→ Exercise
Transcribe everything in the data word for word. Pictures are left out.

→ Dataset section
------------------------------------------------------------
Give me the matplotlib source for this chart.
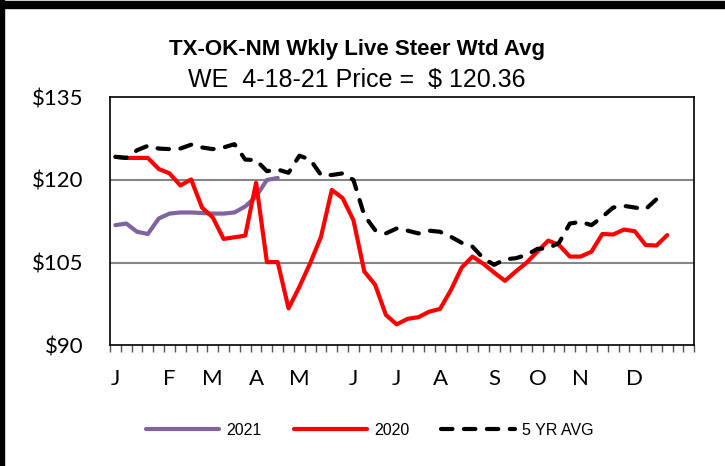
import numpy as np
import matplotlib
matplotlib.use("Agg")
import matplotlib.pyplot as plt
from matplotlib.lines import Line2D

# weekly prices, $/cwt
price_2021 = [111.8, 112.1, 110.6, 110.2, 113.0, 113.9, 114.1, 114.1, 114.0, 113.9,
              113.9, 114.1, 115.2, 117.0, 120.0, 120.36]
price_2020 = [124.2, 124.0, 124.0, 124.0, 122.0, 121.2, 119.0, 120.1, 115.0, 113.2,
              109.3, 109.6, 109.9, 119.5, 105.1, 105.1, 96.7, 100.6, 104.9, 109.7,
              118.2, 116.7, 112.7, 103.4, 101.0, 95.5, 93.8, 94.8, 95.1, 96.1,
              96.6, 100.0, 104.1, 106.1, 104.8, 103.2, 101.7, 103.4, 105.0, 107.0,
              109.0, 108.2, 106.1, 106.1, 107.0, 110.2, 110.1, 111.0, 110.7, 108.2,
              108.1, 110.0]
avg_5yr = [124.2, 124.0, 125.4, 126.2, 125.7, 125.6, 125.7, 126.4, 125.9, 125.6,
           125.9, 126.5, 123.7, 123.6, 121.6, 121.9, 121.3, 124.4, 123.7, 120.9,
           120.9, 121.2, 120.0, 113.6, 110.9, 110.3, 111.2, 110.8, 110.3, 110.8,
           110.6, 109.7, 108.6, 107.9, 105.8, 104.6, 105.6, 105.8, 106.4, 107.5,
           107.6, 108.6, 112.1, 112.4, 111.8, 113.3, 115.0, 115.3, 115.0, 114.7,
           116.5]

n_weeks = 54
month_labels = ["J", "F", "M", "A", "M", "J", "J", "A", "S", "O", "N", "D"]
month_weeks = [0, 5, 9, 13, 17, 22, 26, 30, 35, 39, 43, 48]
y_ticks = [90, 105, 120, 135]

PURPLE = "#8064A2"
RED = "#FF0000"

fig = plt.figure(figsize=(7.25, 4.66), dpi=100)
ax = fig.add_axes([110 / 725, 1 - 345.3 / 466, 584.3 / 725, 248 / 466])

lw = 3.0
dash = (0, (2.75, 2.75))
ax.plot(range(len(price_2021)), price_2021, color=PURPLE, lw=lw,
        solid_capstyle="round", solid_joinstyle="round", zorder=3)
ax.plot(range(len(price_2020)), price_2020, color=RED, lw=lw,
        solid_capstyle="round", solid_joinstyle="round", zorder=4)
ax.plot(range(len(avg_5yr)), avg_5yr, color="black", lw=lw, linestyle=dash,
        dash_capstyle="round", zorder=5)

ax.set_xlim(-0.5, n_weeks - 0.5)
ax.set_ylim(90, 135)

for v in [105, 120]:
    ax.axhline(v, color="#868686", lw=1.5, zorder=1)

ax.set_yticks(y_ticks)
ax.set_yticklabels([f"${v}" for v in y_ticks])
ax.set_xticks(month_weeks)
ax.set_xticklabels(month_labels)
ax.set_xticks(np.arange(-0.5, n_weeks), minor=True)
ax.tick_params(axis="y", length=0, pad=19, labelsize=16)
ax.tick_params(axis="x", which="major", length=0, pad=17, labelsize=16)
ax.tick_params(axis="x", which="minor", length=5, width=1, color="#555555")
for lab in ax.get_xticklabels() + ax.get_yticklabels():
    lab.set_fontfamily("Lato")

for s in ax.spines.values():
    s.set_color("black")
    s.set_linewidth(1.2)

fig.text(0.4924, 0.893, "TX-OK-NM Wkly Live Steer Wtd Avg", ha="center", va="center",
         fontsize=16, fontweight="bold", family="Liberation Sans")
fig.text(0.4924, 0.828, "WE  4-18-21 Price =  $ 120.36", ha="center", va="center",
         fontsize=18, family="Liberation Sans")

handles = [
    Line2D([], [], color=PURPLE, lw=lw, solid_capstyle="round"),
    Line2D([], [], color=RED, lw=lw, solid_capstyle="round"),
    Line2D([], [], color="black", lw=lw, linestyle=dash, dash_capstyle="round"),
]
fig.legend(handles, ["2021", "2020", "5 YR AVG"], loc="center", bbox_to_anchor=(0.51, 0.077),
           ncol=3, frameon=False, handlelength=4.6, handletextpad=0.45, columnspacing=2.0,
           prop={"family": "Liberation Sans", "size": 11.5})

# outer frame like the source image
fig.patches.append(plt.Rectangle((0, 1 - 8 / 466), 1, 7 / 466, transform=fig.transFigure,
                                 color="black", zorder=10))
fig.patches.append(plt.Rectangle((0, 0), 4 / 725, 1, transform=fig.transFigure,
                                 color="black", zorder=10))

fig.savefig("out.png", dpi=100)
------------------------------------------------------------
→ Result for this exercise
Give me the matplotlib source for this chart.
import numpy as np
import matplotlib
matplotlib.use("Agg")
import matplotlib.pyplot as plt
from matplotlib.lines import Line2D

# weekly prices, $/cwt
price_2021 = [111.8, 112.1, 110.6, 110.2, 113.0, 113.9, 114.1, 114.1, 114.0, 113.9,
              113.9, 114.1, 115.2, 117.0, 120.0, 120.36]
price_2020 = [124.2, 124.0, 124.0, 124.0, 122.0, 121.2, 119.0, 120.1, 115.0, 113.2,
              109.3, 109.6, 109.9, 119.5, 105.1, 105.1, 96.7, 100.6, 104.9, 109.7,
              118.2, 116.7, 112.7, 103.4, 101.0, 95.5, 93.8, 94.8, 95.1, 96.1,
              96.6, 100.0, 104.1, 106.1, 104.8, 103.2, 101.7, 103.4, 105.0, 107.0,
              109.0, 108.2, 106.1, 106.1, 107.0, 110.2, 110.1, 111.0, 110.7, 108.2,
              108.1, 110.0]
avg_5yr = [124.2, 124.0, 125.4, 126.2, 125.7, 125.6, 125.7, 126.4, 125.9, 125.6,
           125.9, 126.5, 123.7, 123.6, 121.6, 121.9, 121.3, 124.4, 123.7, 120.9,
           120.9, 121.2, 120.0, 113.6, 110.9, 110.3, 111.2, 110.8, 110.3, 110.8,
           110.6, 109.7, 108.6, 107.9, 105.8, 104.6, 105.6, 105.8, 106.4, 107.5,
           107.6, 108.6, 112.1, 112.4, 111.8, 113.3, 115.0, 115.3, 115.0, 114.7,
           116.5]

n_weeks = 54
month_labels = ["J", "F", "M", "A", "M", "J", "J", "A", "S", "O", "N", "D"]
month_weeks = [0, 5, 9, 13, 17, 22, 26, 30, 35, 39, 43, 48]
y_ticks = [90, 105, 120, 135]

PURPLE = "#8064A2"
RED = "#FF0000"

fig = plt.figure(figsize=(7.25, 4.66), dpi=100)
ax = fig.add_axes([110 / 725, 1 - 345.3 / 466, 584.3 / 725, 248 / 466])

lw = 3.0
dash = (0, (2.75, 2.75))
ax.plot(range(len(price_2021)), price_2021, color=PURPLE, lw=lw,
        solid_capstyle="round", solid_joinstyle="round", zorder=3)
ax.plot(range(len(price_2020)), price_2020, color=RED, lw=lw,
        solid_capstyle="round", solid_joinstyle="round", zorder=4)
ax.plot(range(len(avg_5yr)), avg_5yr, color="black", lw=lw, linestyle=dash,
        dash_capstyle="round", zorder=5)

ax.set_xlim(-0.5, n_weeks - 0.5)
ax.set_ylim(90, 135)

for v in [105, 120]:
    ax.axhline(v, color="#868686", lw=1.5, zorder=1)

ax.set_yticks(y_ticks)
ax.set_yticklabels([f"${v}" for v in y_ticks])
ax.set_xticks(month_weeks)
ax.set_xticklabels(month_labels)
ax.set_xticks(np.arange(-0.5, n_weeks), minor=True)
ax.tick_params(axis="y", length=0, pad=19, labelsize=16)
ax.tick_params(axis="x", which="major", length=0, pad=17, labelsize=16)
ax.tick_params(axis="x", which="minor", length=5, width=1, color="#555555")
for lab in ax.get_xticklabels() + ax.get_yticklabels():
    lab.set_fontfamily("Lato")

for s in ax.spines.values():
    s.set_color("black")
    s.set_linewidth(1.2)

fig.text(0.4924, 0.893, "TX-OK-NM Wkly Live Steer Wtd Avg", ha="center", va="center",
         fontsize=16, fontweight="bold", family="Liberation Sans")
fig.text(0.4924, 0.828, "WE  4-18-21 Price =  $ 120.36", ha="center", va="center",
         fontsize=18, family="Liberation Sans")

handles = [
    Line2D([], [], color=PURPLE, lw=lw, solid_capstyle="round"),
    Line2D([], [], color=RED, lw=lw, solid_capstyle="round"),
    Line2D([], [], color="black", lw=lw, linestyle=dash, dash_capstyle="round"),
]
fig.legend(handles, ["2021", "2020", "5 YR AVG"], loc="center", bbox_to_anchor=(0.51, 0.077),
           ncol=3, frameon=False, handlelength=4.6, handletextpad=0.45, columnspacing=2.0,
           prop={"family": "Liberation Sans", "size": 11.5})

# outer frame like the source image
fig.patches.append(plt.Rectangle((0, 1 - 8 / 466), 1, 7 / 466, transform=fig.transFigure,
                                 color="black", zorder=10))
fig.patches.append(plt.Rectangle((0, 0), 4 / 725, 1, transform=fig.transFigure,
                                 color="black", zorder=10))

fig.savefig("out.png", dpi=100)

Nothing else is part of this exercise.